● PROBLEM
Repeat everything from the first line of the listing below through the line that contains "var seriesNames = ['100 km', '100 miles'];", exactly. Leave out pictures.

● GIVEN MATERIAL
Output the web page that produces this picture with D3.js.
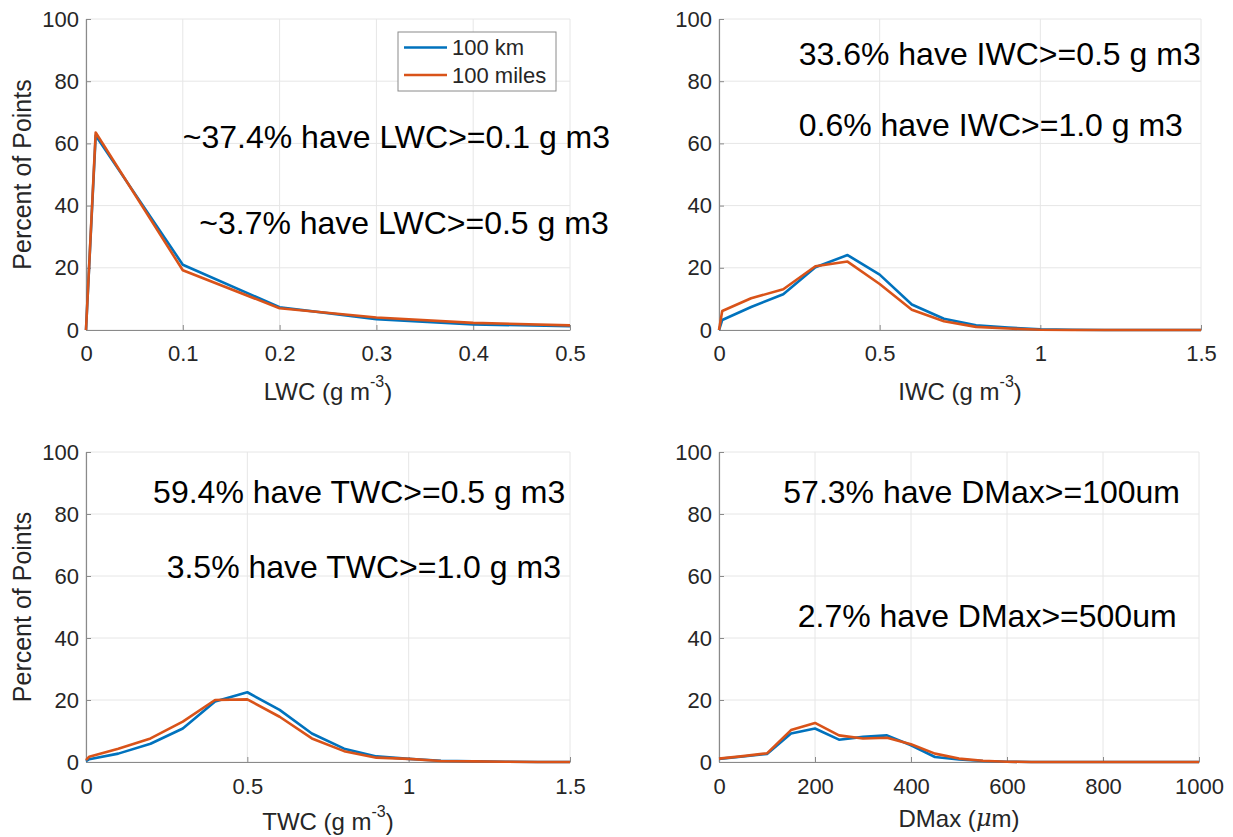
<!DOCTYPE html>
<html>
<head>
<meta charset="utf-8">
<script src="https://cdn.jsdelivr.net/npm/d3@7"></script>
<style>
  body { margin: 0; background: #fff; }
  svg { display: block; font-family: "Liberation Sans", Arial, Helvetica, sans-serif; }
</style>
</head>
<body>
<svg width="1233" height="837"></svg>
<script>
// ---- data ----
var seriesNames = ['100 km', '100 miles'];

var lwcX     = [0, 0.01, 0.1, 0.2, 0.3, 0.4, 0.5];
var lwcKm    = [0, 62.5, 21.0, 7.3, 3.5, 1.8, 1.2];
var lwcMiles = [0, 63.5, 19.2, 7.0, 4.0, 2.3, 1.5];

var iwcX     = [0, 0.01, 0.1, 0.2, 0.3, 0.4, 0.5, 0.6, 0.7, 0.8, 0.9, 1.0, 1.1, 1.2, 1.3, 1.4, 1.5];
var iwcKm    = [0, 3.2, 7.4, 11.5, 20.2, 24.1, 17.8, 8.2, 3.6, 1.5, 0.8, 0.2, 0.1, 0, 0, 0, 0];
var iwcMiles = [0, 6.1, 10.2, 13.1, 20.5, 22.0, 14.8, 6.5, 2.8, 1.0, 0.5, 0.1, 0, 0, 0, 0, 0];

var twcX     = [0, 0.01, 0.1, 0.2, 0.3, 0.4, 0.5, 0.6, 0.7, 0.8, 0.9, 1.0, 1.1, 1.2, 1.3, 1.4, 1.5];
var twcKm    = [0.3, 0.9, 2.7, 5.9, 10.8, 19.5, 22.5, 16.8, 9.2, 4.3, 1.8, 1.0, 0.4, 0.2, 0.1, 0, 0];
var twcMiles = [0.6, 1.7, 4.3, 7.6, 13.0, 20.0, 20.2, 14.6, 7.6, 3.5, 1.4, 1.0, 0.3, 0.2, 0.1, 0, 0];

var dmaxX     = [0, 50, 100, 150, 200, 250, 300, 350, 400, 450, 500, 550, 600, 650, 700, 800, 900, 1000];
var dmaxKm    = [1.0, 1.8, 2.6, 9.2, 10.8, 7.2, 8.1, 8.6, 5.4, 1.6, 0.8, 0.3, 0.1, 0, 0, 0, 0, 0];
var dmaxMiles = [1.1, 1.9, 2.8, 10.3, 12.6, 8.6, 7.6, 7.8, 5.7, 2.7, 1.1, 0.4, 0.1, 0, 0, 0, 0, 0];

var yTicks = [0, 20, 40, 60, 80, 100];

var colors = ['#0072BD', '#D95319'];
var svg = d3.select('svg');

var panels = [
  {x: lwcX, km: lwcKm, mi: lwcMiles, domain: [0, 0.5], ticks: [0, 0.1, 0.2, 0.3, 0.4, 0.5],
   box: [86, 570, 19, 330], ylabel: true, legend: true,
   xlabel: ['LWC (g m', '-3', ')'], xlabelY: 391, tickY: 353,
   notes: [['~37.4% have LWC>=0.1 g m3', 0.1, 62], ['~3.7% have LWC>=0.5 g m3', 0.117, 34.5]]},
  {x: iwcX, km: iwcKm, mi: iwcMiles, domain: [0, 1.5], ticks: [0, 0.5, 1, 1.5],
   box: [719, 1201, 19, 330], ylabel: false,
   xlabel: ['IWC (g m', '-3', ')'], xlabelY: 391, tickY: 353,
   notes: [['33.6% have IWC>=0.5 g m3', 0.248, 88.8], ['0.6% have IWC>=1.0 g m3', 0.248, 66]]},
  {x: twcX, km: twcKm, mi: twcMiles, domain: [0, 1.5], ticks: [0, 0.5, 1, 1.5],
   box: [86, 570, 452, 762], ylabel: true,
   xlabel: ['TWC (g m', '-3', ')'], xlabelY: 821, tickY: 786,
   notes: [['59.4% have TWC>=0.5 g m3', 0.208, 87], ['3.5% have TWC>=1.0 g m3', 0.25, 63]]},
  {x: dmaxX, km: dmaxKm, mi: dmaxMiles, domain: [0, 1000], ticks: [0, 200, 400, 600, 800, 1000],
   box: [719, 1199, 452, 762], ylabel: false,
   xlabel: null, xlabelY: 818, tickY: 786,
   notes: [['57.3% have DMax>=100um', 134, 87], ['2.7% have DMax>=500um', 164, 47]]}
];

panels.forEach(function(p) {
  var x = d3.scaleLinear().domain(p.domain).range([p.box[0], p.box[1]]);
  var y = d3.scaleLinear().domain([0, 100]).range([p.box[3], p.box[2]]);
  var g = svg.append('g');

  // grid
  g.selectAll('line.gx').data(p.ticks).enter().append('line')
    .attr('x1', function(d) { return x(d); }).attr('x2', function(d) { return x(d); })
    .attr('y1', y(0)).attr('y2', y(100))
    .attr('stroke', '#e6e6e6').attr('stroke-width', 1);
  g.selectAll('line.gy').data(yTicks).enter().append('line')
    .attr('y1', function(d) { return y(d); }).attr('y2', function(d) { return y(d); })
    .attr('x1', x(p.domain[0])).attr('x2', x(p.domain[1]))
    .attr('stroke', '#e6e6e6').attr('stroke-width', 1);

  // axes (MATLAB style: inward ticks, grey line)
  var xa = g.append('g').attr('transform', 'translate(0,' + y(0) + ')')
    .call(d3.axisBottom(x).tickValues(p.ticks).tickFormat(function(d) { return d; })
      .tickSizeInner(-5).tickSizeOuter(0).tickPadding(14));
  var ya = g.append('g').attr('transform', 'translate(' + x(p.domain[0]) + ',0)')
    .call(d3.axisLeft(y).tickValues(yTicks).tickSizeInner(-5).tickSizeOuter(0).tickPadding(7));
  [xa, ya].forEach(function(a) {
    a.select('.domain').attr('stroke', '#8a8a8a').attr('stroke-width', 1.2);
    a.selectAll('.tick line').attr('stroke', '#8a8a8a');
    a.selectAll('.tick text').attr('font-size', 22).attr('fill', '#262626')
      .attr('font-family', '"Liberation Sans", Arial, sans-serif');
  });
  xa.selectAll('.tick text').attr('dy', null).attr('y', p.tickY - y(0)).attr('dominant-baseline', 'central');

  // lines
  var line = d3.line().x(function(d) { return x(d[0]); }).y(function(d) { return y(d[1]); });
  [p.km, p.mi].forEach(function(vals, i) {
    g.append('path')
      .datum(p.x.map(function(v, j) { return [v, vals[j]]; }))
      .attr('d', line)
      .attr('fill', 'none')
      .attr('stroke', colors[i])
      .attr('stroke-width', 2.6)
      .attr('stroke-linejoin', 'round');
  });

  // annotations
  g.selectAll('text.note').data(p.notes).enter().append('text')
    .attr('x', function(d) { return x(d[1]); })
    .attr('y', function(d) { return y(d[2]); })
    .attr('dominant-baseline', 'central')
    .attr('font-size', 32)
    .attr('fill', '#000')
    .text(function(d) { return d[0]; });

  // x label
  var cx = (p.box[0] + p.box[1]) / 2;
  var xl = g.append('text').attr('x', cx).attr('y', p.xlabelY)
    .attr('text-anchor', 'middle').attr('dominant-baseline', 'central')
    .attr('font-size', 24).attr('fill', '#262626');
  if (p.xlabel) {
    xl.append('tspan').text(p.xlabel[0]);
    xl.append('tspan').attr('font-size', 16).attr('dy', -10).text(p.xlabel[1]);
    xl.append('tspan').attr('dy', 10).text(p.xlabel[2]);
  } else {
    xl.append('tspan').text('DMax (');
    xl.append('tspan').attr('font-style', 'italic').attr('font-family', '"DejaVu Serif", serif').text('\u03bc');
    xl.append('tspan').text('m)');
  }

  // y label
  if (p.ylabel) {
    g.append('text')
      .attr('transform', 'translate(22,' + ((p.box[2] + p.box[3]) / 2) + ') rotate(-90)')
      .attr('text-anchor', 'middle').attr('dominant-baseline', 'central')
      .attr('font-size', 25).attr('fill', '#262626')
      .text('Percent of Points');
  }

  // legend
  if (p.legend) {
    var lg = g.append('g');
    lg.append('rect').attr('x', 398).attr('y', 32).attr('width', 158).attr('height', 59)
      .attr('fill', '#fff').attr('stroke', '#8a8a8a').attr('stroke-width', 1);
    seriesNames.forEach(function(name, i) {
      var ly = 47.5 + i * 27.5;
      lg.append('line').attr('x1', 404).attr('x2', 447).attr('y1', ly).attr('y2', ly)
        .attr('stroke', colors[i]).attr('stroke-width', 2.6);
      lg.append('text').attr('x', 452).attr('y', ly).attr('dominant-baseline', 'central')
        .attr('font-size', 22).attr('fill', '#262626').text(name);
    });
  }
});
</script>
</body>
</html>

● EXPECTED ANSWER
Output the web page that produces this picture with D3.js.
<!DOCTYPE html>
<html>
<head>
<meta charset="utf-8">
<script src="https://cdn.jsdelivr.net/npm/d3@7"></script>
<style>
  body { margin: 0; background: #fff; }
  svg { display: block; font-family: "Liberation Sans", Arial, Helvetica, sans-serif; }
</style>
</head>
<body>
<svg width="1233" height="837"></svg>
<script>
// ---- data ----
var seriesNames = ['100 km', '100 miles'];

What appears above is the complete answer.